Каждый из нас знает людей, которые буквально иссыхают, если не состоят в романтических отношениях, – они грустны, как Хатико на девятом году, их пульс еле прощупывается, глаза едва открываются, а страница в соцсети испещрена заметками в духе "Если любишь – отпусти" и прочими сентиментальными посланиями. Их дела не клеятся, кровь по жилам не бежит, а жизнь – боль. Они гребут на лодке по океану депрессии и только и смотрят по сторонам, кого бы возвести на алтарь их привязанности и в чью бы грудину вонзить ядерный реактор своих ожиданий. Попкорн непременно взорвётся, но перед этим в жизни Хатико будет период в полгода-год, когда и сердце забьётся, и глаза заблестят, и страница в соцсети перестанет быть похожей на пятна Роршаха. Всё это ненадолго. Потом колесо Сансары закрутится по новой.

Благодаря кино и романам представления об адекватности такого образа активно вбиваются в головы людей – отныне это выставляется здоровой нормой. Хотя с точки зрения психологии, это откровенная патология. Когда встречаешь такого человека, он будто вываливает тебе на коленки свою разросшуюся опухоль и ждёт избавительной операции. Но кто будет держать зажим? Кто промокнёт лоб ватным тампоном? Такие операции в одиночку не делаются. Одного – недостаточно.

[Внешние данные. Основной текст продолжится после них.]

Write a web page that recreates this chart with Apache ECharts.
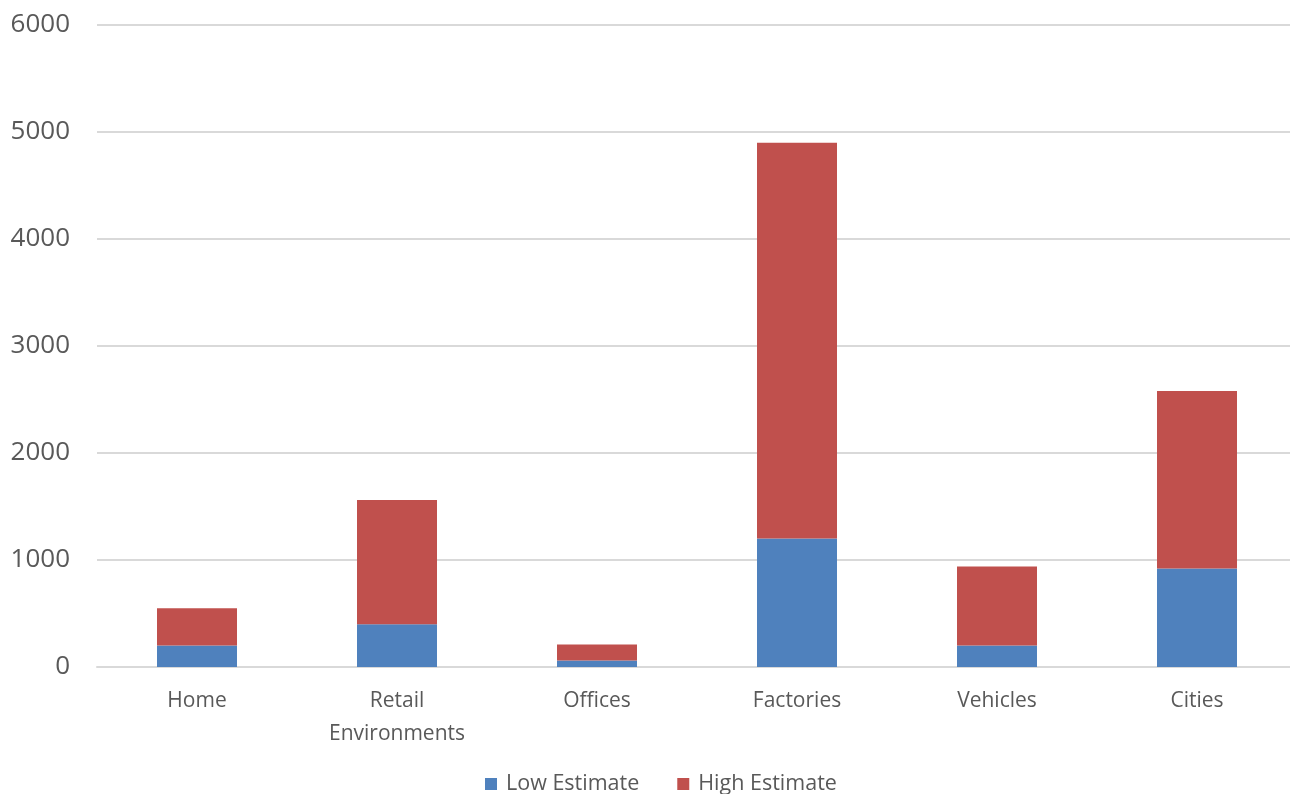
<!DOCTYPE html>
<html>
<head>
<meta charset="utf-8">
<script src="https://cdn.jsdelivr.net/npm/echarts@6/dist/echarts.min.js"></script>
<style>
html,body{margin:0;padding:0;background:#fff;overflow:hidden;}
#chart{width:1290px;height:794px;}
</style>
</head>
<body>
<div id="chart"></div>
<script>
const categories = ['Home', 'Retail\nEnvironments', 'Offices', 'Factories', 'Vehicles', 'Cities'];
const lowEstimate = [200, 400, 60, 1200, 200, 920];
const highEstimate = [350, 1160, 150, 3700, 740, 1660];
const yTicks = { min: 0, max: 6000, interval: 1000 };

const chart = echarts.init(document.getElementById('chart'));
const font = '"Open Sans", "DejaVu Sans", sans-serif';
chart.setOption({
  animation: false,
  backgroundColor: '#ffffff',
  grid: { left: 97, width: 1200, top: 25, bottom: 127, containLabel: false, outerBoundsMode: 'none' },
  legend: {
    data: ['Low Estimate', 'High Estimate'],
    left: 480,
    top: 768,
    itemWidth: 12,
    itemHeight: 12,
    itemGap: 38,
    icon: 'rect',
    textStyle: { fontFamily: font, fontSize: 21.5, color: '#595959', padding: [0, 0, 0, 4] }
  },
  xAxis: {
    type: 'category',
    data: categories,
    axisLine: { lineStyle: { color: '#D9D9D9', width: 2 } },
    axisTick: { show: false },
    axisLabel: { fontFamily: font, fontSize: 21, color: '#595959', margin: 18, lineHeight: 33, interval: 0 }
  },
  yAxis: {
    type: 'value',
    min: yTicks.min,
    max: yTicks.max,
    interval: yTicks.interval,
    axisLine: { show: false },
    axisTick: { show: false },
    splitLine: { lineStyle: { color: '#D9D9D9', width: 2 } },
    axisLabel: { fontFamily: font, fontSize: 26, color: '#595959', margin: 27, formatter: v => String(v) }
  },
  series: [
    {
      name: 'Low Estimate', type: 'bar', stack: 'total', barWidth: 80,
      data: lowEstimate, itemStyle: { color: '#4F81BD' }
    },
    {
      name: 'High Estimate', type: 'bar', stack: 'total', barWidth: 80,
      data: highEstimate, itemStyle: { color: '#C0504D' }
    }
  ]
});
</script>
</body>
</html>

Несмотря на саркастичность приведённых метафор, всё это действительно реальная и большая трагедия, поскольку касается совсем не единиц, а в той или иной степени почти всего современного западного общества. Психоаналитик Карен Хорни давно указала, что ненасытная потребность в любви – чёткий признак невротической личности. Все эти люди, недолюбленные родителями в детстве, страдают без любви и принятия, без Значимого Другого. Они рьяно ищут того, кто возместил бы им весь дефицит родительского признания в раннем детстве.

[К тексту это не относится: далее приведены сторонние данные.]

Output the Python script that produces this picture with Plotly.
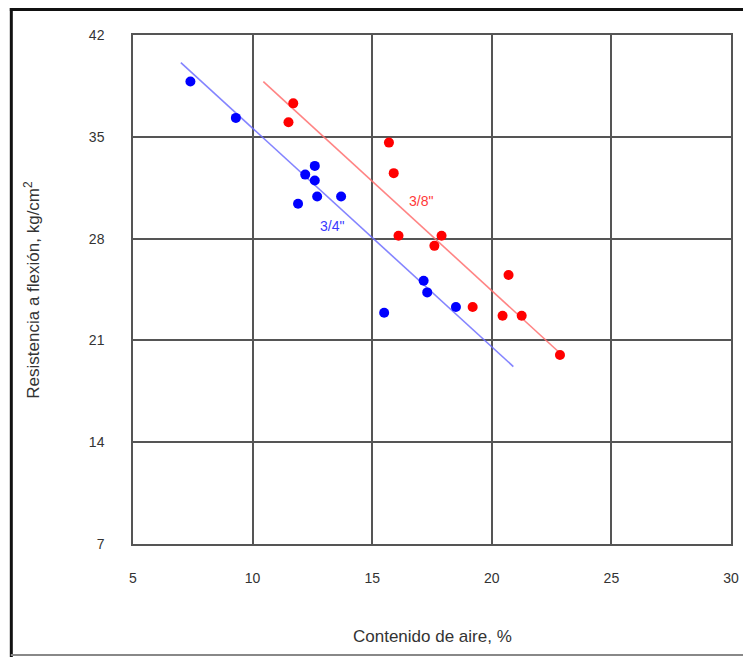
import plotly.graph_objects as go

# Data
blue_x = [7.4, 9.3, 12.6, 12.2, 12.6, 12.7, 11.9, 13.7, 17.15, 17.3, 18.5, 15.5]
blue_y = [38.8, 36.3, 33.0, 32.4, 32.0, 30.9, 30.4, 30.9, 25.1, 24.3, 23.3, 22.9]
red_x = [11.7, 11.5, 15.7, 15.9, 16.1, 17.9, 17.6, 20.7, 19.2, 20.45, 21.25, 22.85]
red_y = [37.3, 36.0, 34.6, 32.5, 28.2, 28.2, 27.5, 25.5, 23.3, 22.7, 22.7, 20.0]
blue_fit_x = [7.0, 20.9]
blue_fit_y = [40.1, 19.2]
red_fit_x = [10.45, 22.8]
red_fit_y = [38.8, 20.2]
x_ticks = [5, 10, 15, 20, 25, 30]
y_ticks = [7, 14, 21, 28, 35, 42]
label_blue = "3/4\""
label_red = "3/8\""

OFF = 8  # page body margin
W, H = 751 - OFF, 657 - OFF
L, R, T, B = 133 - OFF, 735 - OFF, 35 - OFF, 544 - OFF
FONT = "Liberation Sans, Arial"

fig = go.Figure()
fig.add_trace(go.Scatter(x=blue_fit_x, y=blue_fit_y, mode="lines",
                         line=dict(color="rgba(110,110,255,0.85)", width=1.6),
                         hoverinfo="skip", showlegend=False))
fig.add_trace(go.Scatter(x=red_fit_x, y=red_fit_y, mode="lines",
                         line=dict(color="rgba(255,110,110,0.85)", width=1.6),
                         hoverinfo="skip", showlegend=False))
fig.add_trace(go.Scatter(x=blue_x, y=blue_y, mode="markers",
                         marker=dict(color="#0000ff", size=10, line=dict(width=0)),
                         showlegend=False))
fig.add_trace(go.Scatter(x=red_x, y=red_y, mode="markers",
                         marker=dict(color="#ff0000", size=10, line=dict(width=0)),
                         showlegend=False))

fig.add_annotation(x=13.3, y=28.85, text=label_blue, showarrow=False,
                   xanchor="center", yanchor="middle",
                   font=dict(family=FONT, size=14, color="#3a3aff"))
fig.add_annotation(x=17.05, y=30.6, text=label_red, showarrow=False,
                   xanchor="center", yanchor="middle",
                   font=dict(family=FONT, size=14, color="#ff3a3a"))

def px(xp):
    return (xp - OFF - L) / (R - L)

def py(yp):
    return (B - (yp - OFF)) / (B - T)

# axis titles
fig.add_annotation(xref="paper", yref="paper", x=px(434), y=py(636),
                   xanchor="center", yanchor="middle",
                   text="Contenido de aire, %", showarrow=False,
                   font=dict(family=FONT, size=17, color="#333333"))
fig.add_annotation(xref="paper", yref="paper", x=px(31), y=py(290),
                   xanchor="center", yanchor="middle",
                   text="Resistencia a flexión, kg/cm<sup>2</sup>", showarrow=False, textangle=-90,
                   font=dict(family=FONT, size=17, color="#333333"))

# image frame
fig.add_shape(type="line", xref="paper", yref="paper", x0=px(9), x1=px(751), y0=py(9.5), y1=py(9.5),
              line=dict(color="#111111", width=3))
fig.add_shape(type="line", xref="paper", yref="paper", x0=px(10.5), x1=px(10.5), y0=py(8), y1=py(657),
              line=dict(color="#111111", width=3))
fig.add_shape(type="line", xref="paper", yref="paper", x0=px(10), x1=px(751), y0=py(655), y1=py(655),
              line=dict(color="#888888", width=2))

fig.update_xaxes(range=[5, 30], tickvals=x_ticks, ticktext=[str(v) for v in x_ticks],
                 showgrid=True, gridcolor="#555555", gridwidth=1.5,
                 showline=True, linecolor="#555555", linewidth=1.5, mirror=True,
                 zeroline=False, ticks="", ticklabelstandoff=20,
                 tickfont=dict(family=FONT, size=14, color="#333333"))
fig.update_yaxes(range=[7, 42], tickvals=y_ticks, ticktext=[str(v) for v in y_ticks],
                 showgrid=True, gridcolor="#555555", gridwidth=1.5,
                 showline=True, linecolor="#555555", linewidth=1.5, mirror=True,
                 zeroline=False, ticks="", ticklabelstandoff=24,
                 tickfont=dict(family=FONT, size=14, color="#333333"))

fig.update_layout(width=W, height=H, margin=dict(l=L, r=W - R, t=T, b=H - B),
                  plot_bgcolor="white", paper_bgcolor="white", showlegend=False)

fig.write_html("out.html")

"Жажда любви столь часто встречается в неврозах и столь легко распознаётся подготовленным наблюдателем, что её можно считать одним из вернейших признаков существования тревоги и приблизительной мерой её интенсивности. В самом деле, если человек ощущает себя изначально беспомощным по отношению к неизменно угрожающему и враждебному миру, то его поиски любви могут показаться самым логичным и прямым способом достигнуть какого-нибудь расположения, помощи и понимания" (Хорни, 2016, с. 68). "Для невротика обретение любви – это не роскошь, не просто источник добавочной силы и удовольствия, а жизненная необходимость" (с. 75). То есть эта моногамная психология, возникшая в городской семье чуть более ста лет назад, в качестве фундамента содержит патологию – жёсткую нехватку позитивного внимания в раннем детстве. Долгое время лишённые тёплого эмоционального контакта с другими, люди охотно поверили, что когда-то ими непременно будет встречен Тот Самый, кто всё исправит.

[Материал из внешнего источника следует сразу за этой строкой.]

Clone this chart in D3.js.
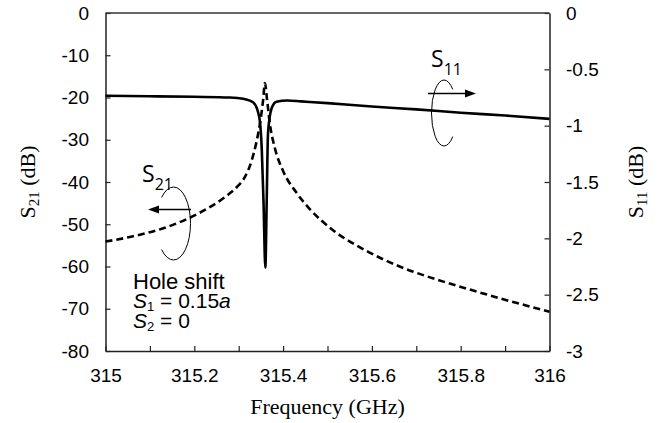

Другой показательной чертой современного "моногамного невротика" оказывается его неспособность оставаться наедине с собой – он ждёт наступающего вечера, когда предстоит вернуться с работы домой, как смертной казни, потому что там ему предстоит остаться одному. Его пугает одиночество – всегда и везде. Потому такие люди (которые во множестве известны каждому из нас – их невероятно много) всегда с радостью принимают спонтанные предложения "встретиться прямо сейчас", так как только и ищут возможности покинуть дом. Они всегда тяготеют к человеческому обществу. Даже род деятельности стараются выбрать такой, чтобы всегда быть в коллективе. Без людей рядом у них возникает ощущение собственной незначительности, пустоты внутри, они словно боятся исчезнуть. "У такого человека бывает ощущение затерянности в бесконечной вселенной, и любое человеческое общество доставляет ему облегчение" (Хорни, 2016, с. 76).